Charcoal-SE / metasmoke

Web dashboard for SmokeDetector.
https://metasmoke.erwaysoftware.com
Creative Commons Zero v1.0 Universal
43 stars 34 forks source link

blacklist pull requests: Improve regex for Metasmoke TP/FP statistics #54

Closed tripleee closed 6 years ago

tripleee commented 7 years ago

For example, https://github.com/Charcoal-SE/SmokeDetector/pull/430#issuecomment-270069822 indicates a problem with word boundaries. The test should probably add something like (^|[^A-Za-z0-9_]) before the phrase and ($|[^A-Za-z0-9_]) after it.

Undo1 commented 7 years ago

For future reference, the relevant code is https://github.com/Charcoal-SE/metasmoke/blob/master/app/controllers/github_controller.rb#L65.

tripleee commented 7 years ago

Other things which work poorly are \W which is used a lot in blacklist requests now, lookaheads / lookbehinds (no support for these in MySQL) and the fact that we should probably search title and body at the same time. Should there be more than one link? Or should the search be extended to have a "blacklist request support" mode where both title and body are searched, and some regex extensions are hacked in? (We could replace \W with [^A-Za-z0-9_], for example.)

tripleee commented 7 years ago

I also note that Smoke Detector (somewhat whimsically IMHO) replaces a space with \s before adding something to the blacklist. I don't think that's the way to go, really.
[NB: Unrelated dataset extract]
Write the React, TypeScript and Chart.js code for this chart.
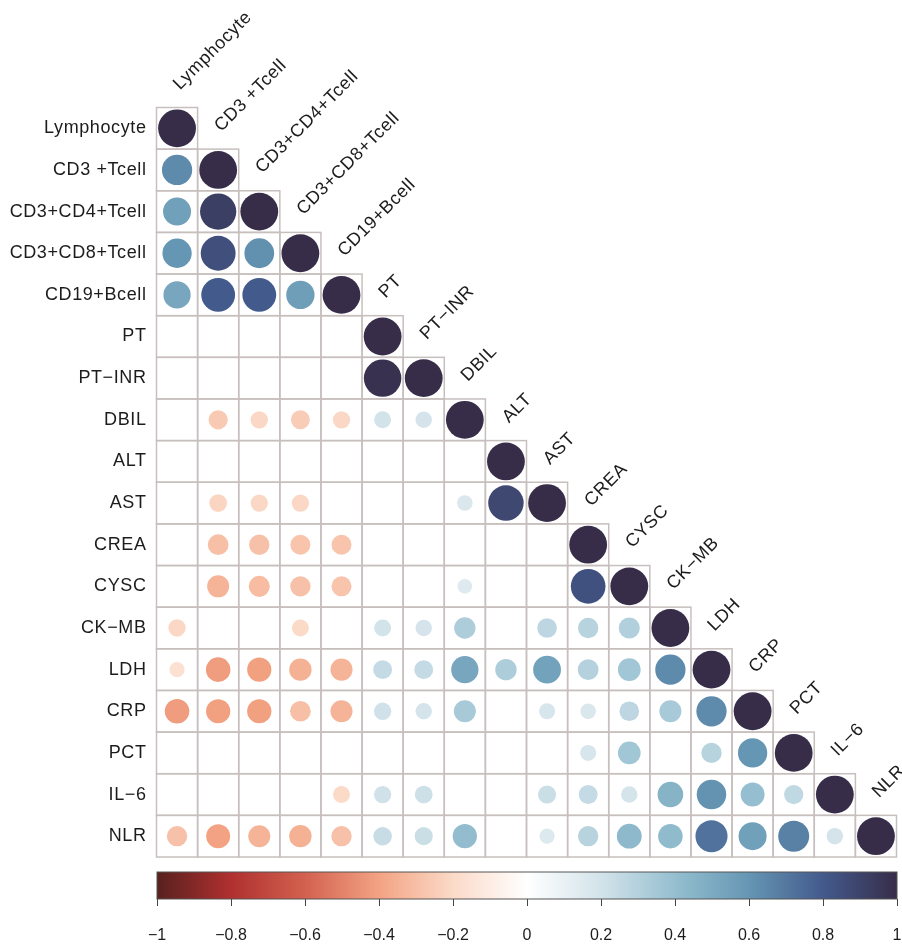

Undo1 commented 7 years ago

Could you expand on that last comment @tripleee? IIRC we had a discussion about that a long time ago. Why isn't it good to generalize whitespace matching?

tripleee commented 7 years ago

I think it violates the rule of least surprise. Either we support full regex and accept exactly the original input, or we have our own formalism (escaping all dots by default would seem more useful than the space to \s replacement, for example; but I think no replacing makes more sense).

I'm also thinking that if we remap stuff in the first place, we should remap in the opposite direction when we link to Metasmoke. For example, we should remap \W to something like [^a-z0-9_] in the searches we generate in PRs from users who don't have code admin privileges (... I think we call them).

Bottom line, if we do this at all, we should have a disciplined rationale rather than random organically grown syntactic sugar crust.

tripleee commented 7 years ago

(Sorry for repeating myself; the mobile Github app I'm trying out is otherwise nice, but doesn't show me earlier messages in the thread when composing a new comment. Also, no editing of the comment I just submitted.)

angussidney commented 7 years ago

Note that the regex substitutions which I introduced in gitmanager a while ago were to maintain compatiability with MS's basic regex capabilities, etc. The way the blacklist command works has changed a lot since then so it could do with updating.

ArtOfCode- commented 6 years ago

Actually works now